After engaging audience interest with a story about my introverted nature and the challenges I faced as a result, I shared a highlighted version of information which amounted to a simple strategy that I used to break down these natural barriers. This approach with bulleted strategy develops the desire to learn more, which as a business owner who wants to attract clients and as a writer who wants followers/readers, and as a presenter who wants to begin relationships with people, it's important to do to make strong emotional connections and engage curiosity.

I don't cheapen my message by holding back on delivering meaningful information for free. I give it. It's just that I simplify the focus and then dig deep with supportive information. A 2-3 minute message is a perfect way to develop the discipline of writing your message, for it requires a very select area of attention. When we hone a focus, we can look at it from a variety of angles. Listeners appreciate this in-depth overview with even an isolated topic.

Speaking requires really doing your homework. If the message is only a few minutes, the planning, writing, re-drafting, practice, refocus and eventual final message can take hours to create. But it's worth it. It demonstrates our concentration, our ability to use the listener's time well and the appeal for more from us.

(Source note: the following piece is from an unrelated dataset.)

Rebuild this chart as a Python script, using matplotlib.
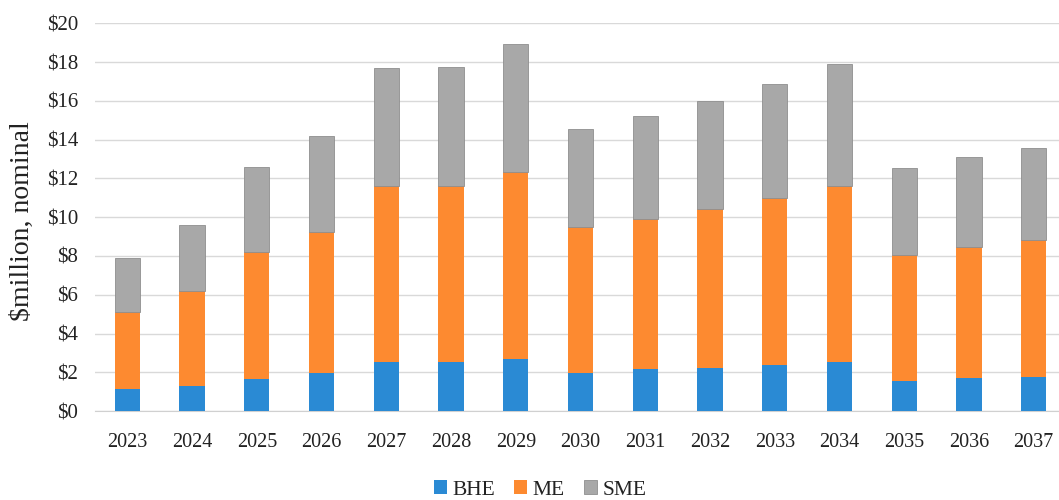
import matplotlib
matplotlib.use("Agg")
import matplotlib.pyplot as plt
import numpy as np

years = [str(y) for y in range(2023, 2038)]
# stacked segments, $ million nominal
bhe = [1.12, 1.29, 1.65, 1.94, 2.51, 2.51, 2.68, 1.98, 2.15, 2.22, 2.37, 2.51, 1.56, 1.72, 1.77]
me = [4.00, 4.92, 6.55, 7.31, 9.10, 9.12, 9.67, 7.50, 7.76, 8.20, 8.62, 9.12, 6.47, 6.76, 7.05]
sme = [2.79, 3.37, 4.37, 4.95, 6.07, 6.10, 6.59, 5.09, 5.29, 5.58, 5.88, 6.26, 4.49, 4.64, 4.73]
yticks = list(range(0, 21, 2))

c_bhe = "#2a8ad4"
c_me = "#fd8a30"
c_sme = "#a8a8a8"

plt.rcParams["font.family"] = ["Liberation Serif", "DejaVu Serif"]

fig = plt.figure(figsize=(10.59, 5.0), dpi=100)
ax = fig.add_axes([0.0897, 0.178, 0.917, 0.775])

x = np.arange(len(years))
w = 0.39
bhe_a = np.array(bhe)
me_a = np.array(me)
sme_a = np.array(sme)
ax.bar(x, bhe_a, w, color=c_bhe, label="BHE", zorder=3)
ax.bar(x, me_a, w, bottom=bhe_a, color=c_me, label="ME", zorder=3)
ax.bar(x, sme_a, w, bottom=bhe_a + me_a, color=c_sme, edgecolor="#8e8e8e",
       linewidth=0.6, label="SME", zorder=3)

ax.set_xlim(-0.5, len(years) - 0.5)
ax.set_ylim(0, 20)
ax.set_yticks(yticks)
ax.set_yticklabels([f"${v}" for v in yticks], fontsize=15, color="#222222")
ax.set_xticks(x)
ax.set_xticklabels(years, fontsize=14.5, color="#222222")
ax.tick_params(axis="both", length=0)
ax.tick_params(axis="x", pad=16)
ax.tick_params(axis="y", pad=12)
ax.grid(axis="y", color="#d9d9d9", linewidth=1.0, zorder=0)
for s in ["top", "right", "left"]:
    ax.spines[s].set_visible(False)
ax.spines["bottom"].set_color("#d0d0d0")
ax.set_ylabel("$million, nominal", fontsize=20, color="#222222")
ax.yaxis.set_label_coords(-0.062, 0.49)

fig.legend(loc="center", bbox_to_anchor=(0.51, 0.02), ncol=3, frameon=False,
           fontsize=15.5, handlelength=0.6, handleheight=0.6, handletextpad=0.25,
           columnspacing=0.9, labelcolor="#222222")

fig.savefig("out.png", dpi=100, facecolor="white")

At the conclusion, we want people to be eager to use what they've just heard because they have been informed, enlightened and motivated. And by distilling how we wish to come across first, we deliver the message using language and gestures which support it. The last thing we want an audience to say is, Where are you going with this? Instead, we want our audience to SEE our FOCUS. And we certainly want them to Stay until the message has ended!